After 41 years, American Airlines (AA) has decided to cancel its AirPass program, which allowed travelers and small businesses to pre-book tickets on flights at fixed rates.
AirPass was launched in the late 1970s in the wake of airline deregulation and initially offered passes for unlimited travel, for either five years or the traveler’s lifetime, at the cost of hundreds of thousands of dollars.
The unlimited passes were pulled from the market in 1994, taking the airline to redesign the program to offer its customers the ability to lock in ticket prices instead. While less generous than the all-inclusive passes, the recent iteration of the AirPass helped frequent flyers control their travel spending and make last-minute bookings and changes without incurring charges.
Membership costs for AirPass were steep: users often had to deposit at least $10,000 into the program. But the perks matched and were earned without one even stepping on a plane.
In addition to the pre-booking system, members received instant upgrades, preferred and Main Cabin Extra seating, and access to American’s Admirals Club lounges.
If a passenger deposited $50,000 or more into the program, they gained access to American Airlines’ invite-only Concierge Key program, with the airline’s agents proactively monitoring its members’ travels and booking them on alternative flights if they miss a connection or encounter a delay.
American Airlines even added new perks to the AirPass last year, including a complimentary annual Wi-Fi subscription and the ability to book AirPass flights with select partner carriers, including Japan Airlines, British Airways, Finnair, and Iberia.
But on November 30, American Airlines announced on its website that it was ditching AirPass for good. “Thank you for 41 amazing years,” the airline noted. “As of November 30, we are no longer accepting new memberships. Thank you for your loyalty and business, and we look forward to seeing you onboard soon.”
Steve Giordano, a partner at Nomadic Aviation Group, laments the airline’s decision to drop its AirPass program. “Very disappointing news,” Giordano tweeted.
Nomadic, which specializes in aircraft ferry operations globally, is one of the many clients of the AirPass program that will be affected by its termination. According to Giordano, his company’s yearly AirPass expenses exceed $100,000, granting him the airline’s top status, Concierge Key, and the ability to book last-minute flights for his global aircraft ferry missions.

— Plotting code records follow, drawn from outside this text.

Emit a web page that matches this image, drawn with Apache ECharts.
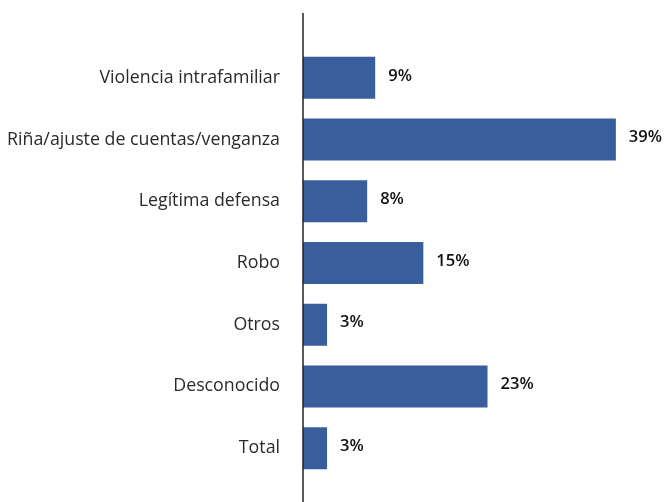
<!DOCTYPE html>
<html>
<head>
<meta charset="utf-8">
<script src="https://cdn.jsdelivr.net/npm/echarts@6/dist/echarts.min.js"></script>
<style>
  html, body { margin: 0; padding: 0; background: #fff; }
  #chart { width: 665px; height: 502px; }
</style>
</head>
<body>
<div id="chart"></div>
<script>
// categorias y porcentajes
const categories = ['Violencia intrafamiliar', 'Riña/ajuste de cuentas/venganza', 'Legítima defensa', 'Robo', 'Otros', 'Desconocido', 'Total'];
const values = [9, 39, 8, 15, 3, 23, 3];

const chart = echarts.init(document.getElementById('chart'));

const option = {
  animation: false,
  grid: {
    left: 303,
    width: 361,
    top: 47,
    bottom: 23
  },
  xAxis: {
    type: 'value',
    min: 0,
    max: 45,
    show: false
  },
  yAxis: {
    type: 'category',
    data: categories,
    inverse: true,
    axisLine: { show: false },
    axisTick: { show: false },
    axisLabel: {
      margin: 23,
      color: '#2a2a2a',
      fontSize: 17.8,
      fontFamily: 'Open Sans'
    }
  },
  // linea vertical del eje, mas larga que la zona de barras
  graphic: [
    {
      type: 'line',
      shape: { x1: 303, y1: 13, x2: 303, y2: 502 },
      style: { stroke: '#222', lineWidth: 1.5 },
      z: 10
    }
  ],
  series: [
    {
      type: 'bar',
      data: values,
      barWidth: 42,
      itemStyle: { color: '#3A5D9B' },
      label: {
        show: true,
        position: 'right',
        distance: 13,
        offset: [0, -2],
        formatter: '{c}%',
        color: '#111',
        fontSize: 16.5,
        fontWeight: 600,
        fontFamily: 'Open Sans'
      }
    }
  ]
};

chart.setOption(option);
</script>
</body>
</html>
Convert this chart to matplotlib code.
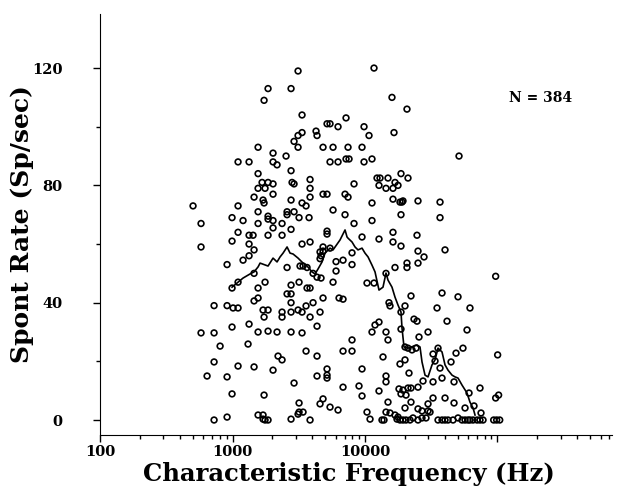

“Will this affect my loyalty [to AA]? Probably not,” Giordano tweeted. “Not as long as I remain a Concierge Key, but it will significantly lower our company’s spend on AA. AirPass was great.”
Wow. Very disappointing news @AmericanAir. Things were just getting good with the addition of BA, JAL, etc… will this effect my loyalty? Probably not. Not as long as I remain a concierge key, but it’s going to lower our company spend on AA significantly. Airpass was great. pic.twitter.com/YxToBrfTXC
— Steve Giordano 🇺🇦 (@JTTsteve) November 30, 2022
A spokesperson for the airline clarified that existing members wouldn’t be able to renew their contracts or deposit additional funds. However, all customers currently within an agreement will be able to use their remaining funds or request a refund before the end of their contract period. Those refunds will be processed within three weeks of the request.
American Airlines also said it would continue to honor its commitment to the handful of lifetime AirPass members.
The airline has not revealed why it’s ditching the program, but the change comes amid turbulence in the industry. As demand has rebounded following the pandemic, carriers have struggled to keep up. Demand for premium services has been robust, with passengers reporting overcrowding at airport lounges.
High demand and overcrowding recently prompted rival Delta to limit the number of passengers who can buy annual memberships to its Sky Club lounges. In addition, only those with elite Medallion status can purchase memberships from early next year, while the price is also increasing.